== Instructions for the task ==
Copy all lines that contain the word "chart".

== Given data ==
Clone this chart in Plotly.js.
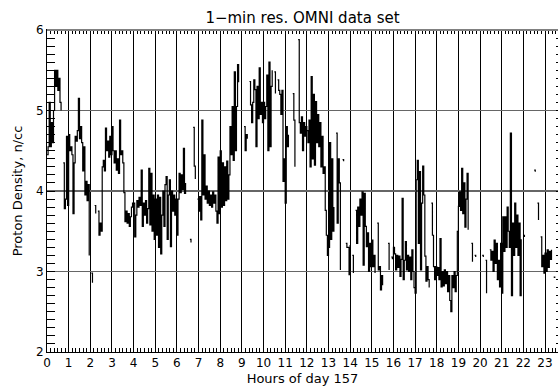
<!DOCTYPE html>
<html>
<head>
<meta charset="utf-8">
<script src="https://cdn.plot.ly/plotly-3.0.1.min.js"></script>
<style>
  html, body { margin: 0; padding: 0; background: #fff; }
  #chart { width: 559px; height: 386px; }
</style>
</head>
<body>
<div id="chart"></div>
<script>
// OMNI 1-min proton density, day 157, sampled every 3 minutes (null = data gap)
const startHour = 0;
const stepMinutes = 3;
const protonDensity = [
  // hour 0
  4.45, 4.55, 5.1, 4.55, 4.85, 4.6, 5.0, 5.5, 5.3, 5.5, 5.25, 5.4, 5.1, 5.0, null, 4.35, 3.78, 3.9, 4.68, 3.82,
  // hour 1
  4.7, 4.5, 4.55, 4.45, 3.72, 4.35, 4.68, 4.62, 4.75, 5.15, 4.65, 4.8, 4.6, 4.25, 4.55, 3.95, 4.12, 3.88, 4.08, 3.2,
  // hour 2
  null, 2.98, 2.86, null, 3.82, 3.72, null, 3.75, 3.45, 3.6, 3.5, 4.3, 4.38, 4.25, 4.78, 4.5, 4.62, 4.42, 4.68, 4.45,
  // hour 3
  4.8, 4.5, 4.35, 4.5, 4.26, 4.4, 4.22, 4.88, 4.45, 4.5, 4.35, 3.98, 3.62, 3.75, 3.6, 3.72, 3.56, 3.68, 3.8, 3.85,
  // hour 4
  3.85, 3.43, 3.7, 3.88, 3.8, 3.92, 3.82, 4.26, 3.56, 3.85, 3.7, 3.88, 3.6, 3.78, 4.28, 3.58, 4.22, 3.5, 3.95, 3.4,
  // hour 5
  3.9, 3.45, 3.95, 3.3, 3.92, 3.22, 3.7, 4.0, 3.56, 4.08, 4.18, 3.4, 3.95, 4.14, 3.31, 4.0, 3.75, 3.95, 3.7, 3.9,
  // hour 6
  3.45, 3.9, 4.22, 3.98, 4.2, 4.02, 4.53, 3.97, 4.1, null, null, null, 3.4, 3.36, null, 4.79, 4.31, 4.15, null, 3.9,
  // hour 7
  3.75, 3.93, 3.64, 4.88, 3.95, 4.45, 3.9, 4.06, 3.85, 4.0, 3.82, 3.95, 3.8, 3.99, 3.85, 3.95, 3.75, 3.6, 4.42, 3.72,
  // hour 8
  4.5, 3.8, 4.35, 3.82, 4.3, 3.88, 4.37, 3.9, 4.2, 4.8, 4.45, 5.05, 4.38, 5.48, 4.5, 5.05, 5.57, 5.35, null, null,
  // hour 9
  null, null, 4.8, 4.5, 4.7, 4.65, null, 5.36, 5.07, 4.85, 5.1, 5.38, 5.26, 4.55, 5.3, 4.9, 5.53, 4.95, 5.1, 4.85,
  // hour 10
  5.1, 4.9, 5.05, 5.44, 4.5, 5.6, 4.55, 5.3, 5.5, null, 5.48, 5.21, null, 5.38, 5.25, 5.2, 4.95, 5.25, 4.12, 4.4,
  // hour 11
  3.85, 4.8, 4.55, 4.7, null, null, null, 5.21, 4.88, 4.3, null, null, 5.88, 4.85, 4.72, 4.92, 4.5, 4.85, 4.68, 4.8,
  // hour 12
  4.75, 4.6, 4.88, 4.3, 5.42, 4.4, 5.2, 4.32, 5.11, 4.6, 4.95, 4.55, 4.85, 4.3, 4.68, 4.22, 4.3, 3.76, 3.45, 3.2,
  // hour 13
  3.3, 4.6, 3.4, 4.4, 3.5, 3.8, null, 4.72, 3.6, 4.4, 4.1, 3.02, null, 4.39, 4.37, null, 3.35, 3.3, 3.3, 2.96,
  // hour 14
  3.33, null, 3.2, 2.98, null, 3.76, 3.35, 3.8, 3.56, 3.9, 3.7, 3.99, 3.08, 3.97, 3.56, 3.31, 3.48, 3.0, 3.35, 3.06,
  // hour 15
  3.39, 3.06, 3.2, 2.98, null, 3.6, 3.02, 3.06, 2.77, 2.95, 2.83, null, null, null, null, 3.35, 3.02, null, 3.18, 3.16,
  // hour 16
  3.3, 3.22, 3.02, 3.2, 3.05, 3.19, 2.94, 3.15, 3.91, 2.9, 3.14, 3.37, 3.02, 3.2, 3.0, 3.18, 2.9, 3.27, 3.0, 2.8,
  // hour 17
  2.73, 4.14, 4.38, 3.35, 4.24, 3.02, 3.85, 4.31, 3.95, 3.19, 2.88, 3.06, 2.9, 2.8, null, 3.85, 3.45, 3.06, 2.9, 3.06,
  // hour 18
  2.95, 3.05, 2.9, 3.41, 2.81, 3.0, 2.82, 3.02, 2.85, 3.0, 2.75, 2.95, 2.64, 2.5, 2.95, 2.8, 3.0, 2.75, 2.95, 3.5,
  // hour 19
  3.81, 3.99, 3.76, 4.28, 3.72, 4.1, 3.55, 3.9, 4.22, 3.52, null, null, 3.35, 3.12, null, 3.2, 3.18, null, null, null,
  // hour 20
  null, null, 3.2, 3.18, null, 3.14, 2.73, null, null, 3.27, 3.14, 3.25, 3.0, 3.39, 3.1, 3.35, 2.9, 3.14, 2.81, 3.35,
  // hour 21
  2.73, 3.68, 3.25, 3.68, 3.3, 3.8, 3.5, 3.3, 4.72, 2.7, 3.6, 3.2, 3.85, 3.3, 3.7, 3.2, 3.6, 2.7, 3.4, null,
  // hour 22
  3.45, 3.43, null, null, null, null, null, null, null, null, 4.26, 4.24, null, 3.85, 3.64, null, 3.43, 3.06, 3.2, 2.98,
  // hour 23
  3.23, 3.0, 3.27, 3.05, 3.25, 3.15, 3.27, null, 2.93, 2.92, null, null
];

const hourRange = [0, 23.6];
const densityRange = [2, 6];
const titleText = '1\u2212min res. OMNI data set';
const xTitle = 'Hours of day 157';
const yTitle = 'Proton Density, n/cc';

const hours = protonDensity.map((_, i) => startHour + i * stepMinutes / 60);

const traces = [
  {
    x: hours, y: protonDensity,
    type: 'scatter', mode: 'lines',
    line: { color: '#000', width: 1.2, shape: 'hv' },
    connectgaps: false,
    hoverinfo: 'skip'
  },
  // carrier for the right-hand tick axis
  { x: [], y: [], yaxis: 'y2', type: 'scatter', mode: 'lines', showlegend: false }
];

const layout = {
  width: 559, height: 386,
  margin: { l: 47, r: 1, t: 30, b: 34 },
  paper_bgcolor: '#fff', plot_bgcolor: '#fff',
  showlegend: false,
  font: { family: 'DejaVu Sans', size: 12, color: '#000' },
  title: {
    text: titleText,
    font: { family: 'DejaVu Sans', size: 15, color: '#000' },
    xref: 'paper', x: 0.5, xanchor: 'center',
    yref: 'container', y: 0.955, yanchor: 'middle'
  },
  xaxis: {
    range: hourRange,
    tickmode: 'linear', tick0: 0, dtick: 1,
    ticks: 'inside', ticklen: 4, tickcolor: '#000',
    showgrid: true, gridcolor: '#000', gridwidth: 1,
    showline: true, linecolor: '#000', linewidth: 1,
    mirror: 'ticks', zeroline: false,
    tickfont: { size: 12 },
    minor: { dtick: 1 / 6, tick0: 0, ticks: 'inside', ticklen: 4, tickcolor: '#000', showgrid: false },
    title: { text: xTitle, font: { size: 13 }, standoff: 5 }
  },
  yaxis: {
    range: densityRange,
    tickmode: 'linear', tick0: 2, dtick: 1,
    ticks: 'inside', ticklen: 8, tickcolor: '#000',
    showgrid: true, gridcolor: '#666', gridwidth: 1.5,
    showline: true, linecolor: '#000', linewidth: 1,
    zeroline: false,
    tickfont: { size: 12 },
    minor: { dtick: 0.1, tick0: 2, ticks: 'inside', ticklen: 8, tickcolor: '#000', showgrid: false },
    title: { text: yTitle, font: { size: 13 }, standoff: 10 }
  },
  yaxis2: {
    overlaying: 'y', side: 'right',
    range: densityRange,
    tickmode: 'linear', tick0: 2, dtick: 0.1,
    ticks: 'inside', ticklen: 2, tickcolor: '#000',
    showticklabels: false, showgrid: false, showline: false, zeroline: false
  },
  shapes: [
    { type: 'line', xref: 'paper', yref: 'paper', x0: 0, x1: 1, y0: 1, y1: 1,
      line: { color: '#808080', width: 2 }, layer: 'above' }
  ]
};

Plotly.newPlot('chart', traces, layout, { staticPlot: true, displayModeBar: false });
</script>
</body>
</html>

== Task result ==
Clone this chart in Plotly.js.
  #chart { width: 559px; height: 386px; }
<div id="chart"></div>
Plotly.newPlot('chart', traces, layout, { staticPlot: true, displayModeBar: false });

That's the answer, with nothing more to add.